Bonus points for the Sisler statue and the Browns stuff in the museum. The Cardinals could be myopic about St. Louis baseball history, but they’re not. The DeWitts make telling the franchise’s and the city’s story a priority . Any fan of any team should appreciate that.
I still dislike the Cardinals. I’ll hate the Cardinals this Thursday, Saturday and Sunday, with the off day Friday given over to recriminations as necessary. Then I’ll get on to hating the Phillies. I can hate any team the pocket schedule tells me to. But I have to hand it to the Cardinals for achieving the kind of success the Cubs and Astros have achieved lately without having to resort to the determined losing the Cubs and Astros undertook to achieve it. It’s news when the Cardinals don’t make the postseason. It’s shocking if the Cardinals don’t finish over. 500. They haven’t finished under .500 since 2007 (served them right after 2006). They haven’t finished under .500 in consecutive seasons since strike-shortened 1994 and 1995. They haven’t finished under .500 in as many three consecutive seasons since the Browns were the sultans of St. Louis, which is to say the Cardinals don’t do tanking. They rebuild in plain sight.

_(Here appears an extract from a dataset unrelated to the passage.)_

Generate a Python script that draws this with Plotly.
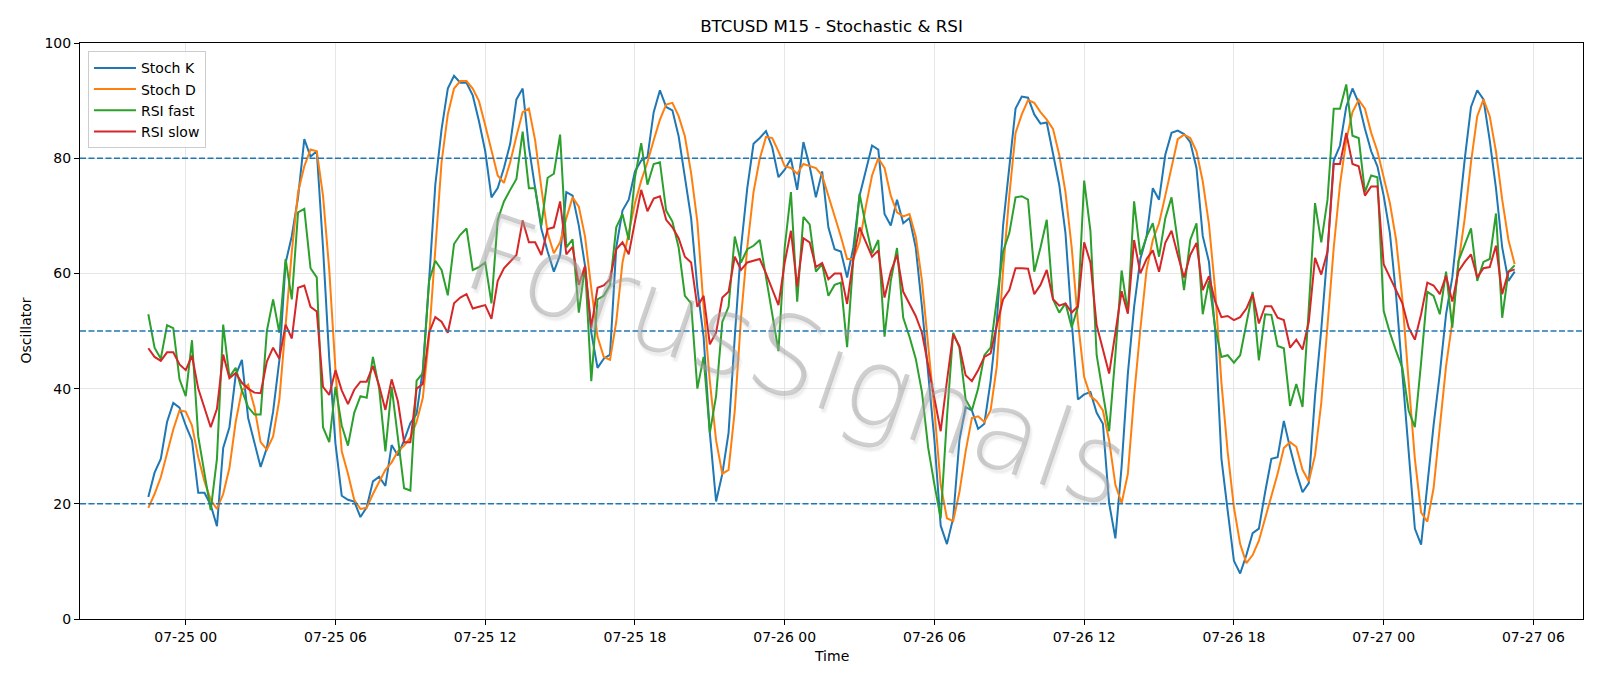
import pandas as pd
import plotly.graph_objects as go

# ---------------- data ----------------
START = "2025-07-24 22:30"
FREQ = "15min"

STOCH_K = [
    21.2, 25.4, 27.8, 34.2, 37.5, 36.7, 33.6, 31.0, 21.9, 21.9,
    19.8, 16.1, 29.7, 33.3, 42.3, 45.0, 34.9, 30.7, 26.4, 29.7,
    36.0, 44.9, 61.8, 66.5, 73.2, 83.3, 80.3, 81.2, 64.5, 45.2,
    30.4, 21.4, 20.7, 20.4, 17.7, 19.4, 23.9, 24.7, 23.1, 30.2,
    28.4, 31.0, 34.0, 35.6, 43.3, 58.7, 75.4, 85.0, 92.1, 94.3,
    93.1, 93.1, 90.9, 86.4, 81.2, 73.2, 74.8, 78.3, 82.5, 90.2,
    92.1, 81.9, 74.8, 67.7, 63.8, 60.3, 63.2, 74.1, 73.5, 68.3,
    61.3, 49.7, 43.6, 45.2, 45.9, 64.5, 70.9, 72.8, 77.7, 79.6,
    80.2, 88.0, 91.8, 88.9, 88.3, 83.8, 76.7, 69.6, 57.5, 49.0,
    32.3, 20.4, 25.2, 32.3, 49.0, 64.5, 74.8, 82.5, 83.5, 84.7,
    81.9, 76.7, 78.0, 79.9, 74.5, 82.8, 78.6, 73.2, 77.7, 68.0,
    64.2, 63.8, 59.3, 64.5, 73.5, 78.0, 82.2, 81.5, 70.3, 68.3,
    72.8, 68.7, 69.6, 64.5, 54.2, 42.6, 31.0, 16.2, 13.0, 17.5,
    31.0, 36.8, 36.2, 33.0, 33.9, 41.3, 51.6, 68.3, 78.6, 88.6,
    90.7, 90.5, 87.6, 86.0, 86.2, 80.6, 75.4, 67.0, 51.6, 38.1,
    39.0, 39.4, 35.8, 33.9, 20.1, 14.0, 26.5, 42.6, 54.2, 62.5,
    66.4, 74.8, 72.8, 80.6, 84.4, 84.8, 84.2, 82.8, 78.3, 66.5,
    62.0, 50.0, 27.8, 18.8, 10.1, 7.9, 11.1, 14.9, 15.7, 22.0,
    27.8, 28.1, 34.4, 29.7, 25.5, 22.0, 23.6, 38.7, 50.3, 63.8,
    79.6, 82.2, 88.9, 92.1, 89.6, 85.1, 81.2, 78.6, 73.5, 67.0,
    56.1, 42.6, 28.4, 15.7, 12.9, 23.3, 33.6, 42.6, 52.9, 59.3,
    69.6, 79.9, 88.9, 91.8, 90.2, 83.1, 74.8, 64.5, 58.7, 60.3,
]

STOCH_D = [
    19.3, 21.7, 24.6, 28.8, 32.9, 36.2, 36.0, 33.6, 28.1, 23.9,
    20.7, 19.1, 21.7, 26.2, 34.2, 39.7, 40.7, 36.8, 30.7, 29.4,
    31.7, 38.1, 50.3, 63.8, 74.1, 78.6, 81.5, 81.2, 73.5, 60.6,
    43.2, 29.1, 25.2, 20.7, 19.1, 19.3, 21.7, 23.9, 25.9, 27.2,
    29.1, 30.1, 31.5, 34.2, 38.4, 49.0, 64.5, 79.3, 87.6, 92.1,
    93.4, 93.4, 92.1, 89.9, 85.7, 81.2, 77.0, 75.7, 79.3, 83.8,
    88.0, 88.6, 83.1, 74.8, 67.0, 63.5, 65.4, 69.6, 73.2, 71.6,
    66.4, 57.4, 49.0, 45.5, 45.0, 51.6, 61.9, 67.0, 72.2, 76.1,
    79.3, 83.1, 86.7, 89.3, 89.6, 87.3, 83.8, 77.4, 69.0, 54.2,
    41.3, 31.0, 25.2, 25.9, 36.2, 52.3, 64.5, 74.1, 79.9, 83.7,
    83.5, 81.2, 78.6, 78.3, 77.3, 79.0, 78.6, 78.3, 77.0, 73.5,
    70.3, 66.4, 62.5, 62.5, 65.4, 71.6, 77.0, 80.0, 78.3, 73.5,
    70.6, 69.9, 70.3, 66.4, 58.7, 47.7, 36.2, 23.3, 17.5, 17.0,
    22.0, 29.1, 34.9, 35.2, 34.2, 36.2, 43.9, 60.6, 73.5, 84.4,
    87.6, 90.1, 89.6, 88.0, 86.7, 85.1, 80.6, 74.1, 64.5, 51.6,
    42.0, 38.7, 37.8, 36.2, 31.0, 23.3, 20.1, 25.2, 38.7, 50.3,
    60.6, 65.8, 68.7, 73.5, 78.6, 83.3, 84.1, 83.5, 81.2, 76.0,
    68.5, 57.0, 41.0, 29.0, 19.4, 13.0, 9.7, 11.1, 13.6, 17.5,
    21.4, 25.2, 29.7, 30.7, 29.9, 25.9, 23.9, 28.4, 37.5, 51.6,
    64.5, 75.4, 83.1, 88.0, 90.1, 88.6, 84.4, 81.2, 76.7, 72.2,
    65.8, 55.5, 41.3, 27.8, 18.5, 16.9, 22.7, 32.9, 43.9, 51.6,
    61.9, 69.6, 79.3, 87.3, 90.2, 87.3, 81.2, 72.8, 65.8, 61.6,
]

RSI_FAST = [
    52.9, 47.1, 45.2, 51.0, 50.5, 41.6, 38.7, 48.4, 31.7, 25.2,
    18.9, 27.8, 51.1, 42.0, 43.6, 39.7, 36.8, 35.5, 35.5, 50.0,
    55.5, 49.7, 62.5, 55.5, 70.6, 71.2, 60.9, 59.3, 33.3, 30.7,
    40.3, 33.6, 30.1, 35.8, 38.7, 38.4, 45.5, 40.0, 29.1, 40.3,
    31.7, 22.7, 22.3, 41.4, 42.7, 58.7, 62.2, 60.6, 56.2, 65.1,
    66.7, 67.8, 60.6, 61.1, 61.9, 54.8, 69.3, 72.5, 74.5, 76.4,
    84.6, 74.8, 74.8, 68.3, 76.6, 77.3, 84.1, 64.5, 65.9, 53.2,
    61.3, 41.3, 55.5, 56.1, 58.0, 68.0, 70.3, 65.8, 76.7, 82.6,
    75.4, 79.0, 79.3, 70.9, 69.0, 64.5, 56.1, 54.8, 40.0, 45.5,
    32.3, 38.7, 51.6, 54.2, 66.4, 61.9, 64.2, 64.8, 65.8, 59.3,
    52.9, 46.5, 64.5, 74.1, 55.1, 69.8, 68.5, 60.3, 61.6, 56.1,
    58.0, 58.4, 47.2, 62.5, 73.8, 68.3, 63.5, 65.8, 49.0, 58.7,
    64.4, 52.3, 49.0, 45.2, 39.4, 29.7, 23.3, 17.5, 34.9, 49.7,
    47.1, 38.1, 36.2, 40.0, 45.8, 47.1, 55.5, 63.8, 67.0, 73.2,
    73.4, 72.8, 60.3, 64.5, 69.3, 55.5, 53.2, 54.8, 50.6, 54.2,
    76.1, 67.4, 45.8, 39.1, 32.6, 45.8, 60.5, 53.2, 72.5, 63.2,
    66.4, 68.7, 62.9, 69.6, 73.2, 65.5, 57.1, 65.8, 68.7, 52.9,
    58.7, 50.5, 45.5, 45.8, 44.5, 45.8, 51.0, 56.8, 44.9, 52.9,
    52.8, 47.4, 47.0, 37.0, 40.8, 36.8, 54.0, 72.2, 65.4, 72.8,
    88.6, 88.6, 92.8, 83.9, 83.5, 74.1, 77.0, 76.7, 53.5, 49.7,
    46.5, 43.6, 36.2, 33.3, 44.5, 56.8, 56.1, 52.9, 60.3, 50.6,
    62.2, 65.1, 67.8, 58.7, 62.0, 62.5, 70.4, 52.3, 60.3, 61.4,
]

RSI_SLOW = [
    47.0, 45.5, 44.8, 46.3, 46.3, 44.2, 43.2, 45.7, 40.0, 36.8,
    33.3, 36.5, 45.9, 41.8, 42.7, 41.0, 40.0, 39.3, 39.2, 44.7,
    47.1, 45.2, 51.1, 48.7, 57.5, 57.9, 54.2, 53.4, 40.3, 38.9,
    43.2, 39.7, 37.3, 39.8, 41.2, 41.2, 43.9, 40.5, 36.3, 41.6,
    37.8, 30.7, 30.7, 40.0, 40.8, 49.7, 52.4, 51.6, 49.7, 54.8,
    55.8, 56.4, 53.9, 54.2, 54.5, 52.1, 58.7, 60.9, 62.0, 63.2,
    69.2, 65.4, 65.4, 63.2, 67.7, 68.0, 72.5, 63.3, 64.6, 58.0,
    61.3, 50.6, 57.5, 57.9, 59.0, 64.2, 65.4, 63.3, 69.0, 74.5,
    70.8, 73.0, 73.4, 69.3, 68.0, 66.1, 62.9, 61.9, 54.2, 56.1,
    47.7, 49.7, 55.8, 56.8, 62.9, 60.6, 61.9, 62.2, 62.5, 60.0,
    57.4, 54.5, 61.9, 67.4, 57.7, 66.1, 65.4, 61.1, 61.8, 59.0,
    60.0, 60.0, 54.7, 62.5, 68.0, 65.4, 62.9, 64.0, 55.8, 60.3,
    63.2, 56.8, 54.8, 52.6, 49.7, 43.9, 38.1, 32.6, 41.3, 49.4,
    47.4, 42.3, 41.3, 43.2, 45.5, 46.1, 51.0, 55.5, 57.1, 60.9,
    60.9, 60.8, 56.4, 58.0, 60.6, 55.5, 54.4, 54.8, 53.2, 54.3,
    65.4, 61.9, 51.0, 46.8, 42.6, 49.7, 56.9, 53.0, 65.8, 60.0,
    62.5, 64.0, 60.3, 65.3, 67.4, 63.2, 59.3, 63.2, 65.3, 57.1,
    59.5, 55.1, 52.4, 52.6, 51.9, 52.4, 53.9, 56.4, 51.3, 54.3,
    54.3, 52.3, 51.9, 47.1, 48.5, 46.8, 51.6, 62.7, 59.8, 63.8,
    79.0, 79.0, 84.4, 79.0, 78.6, 73.5, 75.1, 75.1, 61.6, 59.3,
    57.1, 54.8, 50.6, 48.5, 52.9, 58.4, 57.9, 56.4, 59.6, 55.1,
    60.4, 62.0, 63.3, 59.3, 60.9, 61.1, 64.8, 56.4, 60.3, 60.7,
]

SERIES_NAMES = ["Stoch K", "Stoch D", "RSI fast", "RSI slow"]
LEVELS = [20, 50, 80]
Y_TICKS = [0, 20, 40, 60, 80, 100]

assert all(len(s) == len(STOCH_K) for s in (STOCH_D, RSI_FAST, RSI_SLOW))

times = pd.date_range(START, periods=len(STOCH_K), freq=FREQ)

# matplotlib-like 5% x margins
span = times[-1] - times[0]
x_range = [times[0] - 0.05 * span, times[-1] + 0.05 * span]

COLORS = ["#1f77b4", "#ff7f0e", "#2ca02c", "#d62728"]
FONT = "DejaVu Sans"

fig = go.Figure()
for name, vals, col in zip(SERIES_NAMES, [STOCH_K, STOCH_D, RSI_FAST, RSI_SLOW], COLORS):
    fig.add_trace(go.Scatter(x=times, y=vals, mode="lines", name=name,
                             line=dict(color=col, width=2)))

for lvl in LEVELS:
    fig.add_hline(y=lvl, line=dict(color="#1f77b4", width=1.4, dash="6px,2.5px"))

W, H = 1600, 686
L, R, T, B = 80, 17, 43, 67

axis_common = dict(
    showline=True, linecolor="black", linewidth=1, mirror=True,
    ticks="outside", ticklen=5, tickcolor="black", tickwidth=1,
    showgrid=True, gridcolor="#e6e6e6", gridwidth=1, zeroline=False,
    tickfont=dict(family=FONT, size=14, color="black"),
)

fig.update_layout(
    width=W, height=H,
    margin=dict(l=L, r=R, t=T, b=B, pad=0),
    paper_bgcolor="white", plot_bgcolor="white",
    font=dict(family=FONT, size=14, color="black"),
    title=dict(text="BTCUSD M15 - Stochastic & RSI", x=0.5, xref="paper",
               xanchor="center", y=1 - 26 / H, yref="container", yanchor="middle",
               font=dict(family=FONT, size=16.7, color="black")),
    xaxis=dict(type="date", range=x_range, tick0="2025-07-25 00:00",
               dtick=6 * 3600 * 1000, tickformat="%m-%d %H", **axis_common),
    yaxis=dict(range=[0, 100], tickvals=Y_TICKS, **axis_common),
    legend=dict(x=0.0053, y=0.9856, xanchor="left", yanchor="top",
                bgcolor="rgba(255,255,255,0.8)", bordercolor="#cccccc", borderwidth=1,
                font=dict(family=FONT, size=14, color="black"),
                itemwidth=42, tracegroupgap=0),
    showlegend=True,
)

plot_h = H - T - B
plot_w = W - L - R
fig.add_annotation(text="Oscillator", xref="paper", yref="paper",
                   x=(25.5 - L) / plot_w, y=0.5, textangle=-90, showarrow=False,
                   xanchor="center", yanchor="middle",
                   font=dict(family=FONT, size=14, color="black"))
fig.add_annotation(text="Time", xref="paper", yref="paper",
                   x=0.5, y=-(656 - (H - B)) / plot_h, showarrow=False,
                   xanchor="center", yanchor="middle",
                   font=dict(family=FONT, size=14, color="black"))

# watermark: thin grey letters with a soft offset shadow
fig.add_annotation(
    text="ForusSignals", xref="paper", yref="paper",
    x=(797 - L) / plot_w, y=((H - B) - 360) / plot_h,
    xanchor="center", yanchor="middle", textangle=19, showarrow=False,
    font=dict(family="DejaVu Sans ExtraLight, DejaVu Sans", size=110, weight=200,
              color="rgba(160,160,160,0.5)",
              shadow="3px 3px 2px rgba(175,175,175,0.45)"),
)

fig.write_html("out.html")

“The Cardinals Way” is a loaded phrase, but The Cardinals Way  by my friend Howard Megdal is a fine book that examines how St. Louis stays St. Louis year after year. No matter that the Cubs and Astros have perfected new Ways to be (and many in baseball are salivating over certain franchises innovating the concept of adding one 50+ HR slugger to another). Howard’s book from 2016 remains compelling reading no matter how much you dislike the Redbirds. The second chapter alone, devoted to the teachings of longtime instructor George Kissell, is worth the price of admission. Kissell, according to everybody he touched, embodied The Cardinals Way. You might have heard Hernandez attest to his impact during SNY broadcasts. Keith’s testimony is included in the Kissell chapter, as is a passage in which another Cardinal-cum-Met, Joe McEwing, shares some Super memories of one of baseball’s all-time teachers. Many who’d been Redbirds do. “The language of Branch Rickey,” Megdal writes, is also “the language of George Kissell. And it’s how the Cardinals talk to each other and have for nearly a hundred years.”
Hard to not respect that kind of consistency. But we’re welcome to dislike the results. We wouldn’t be Mets fans if we didn’t.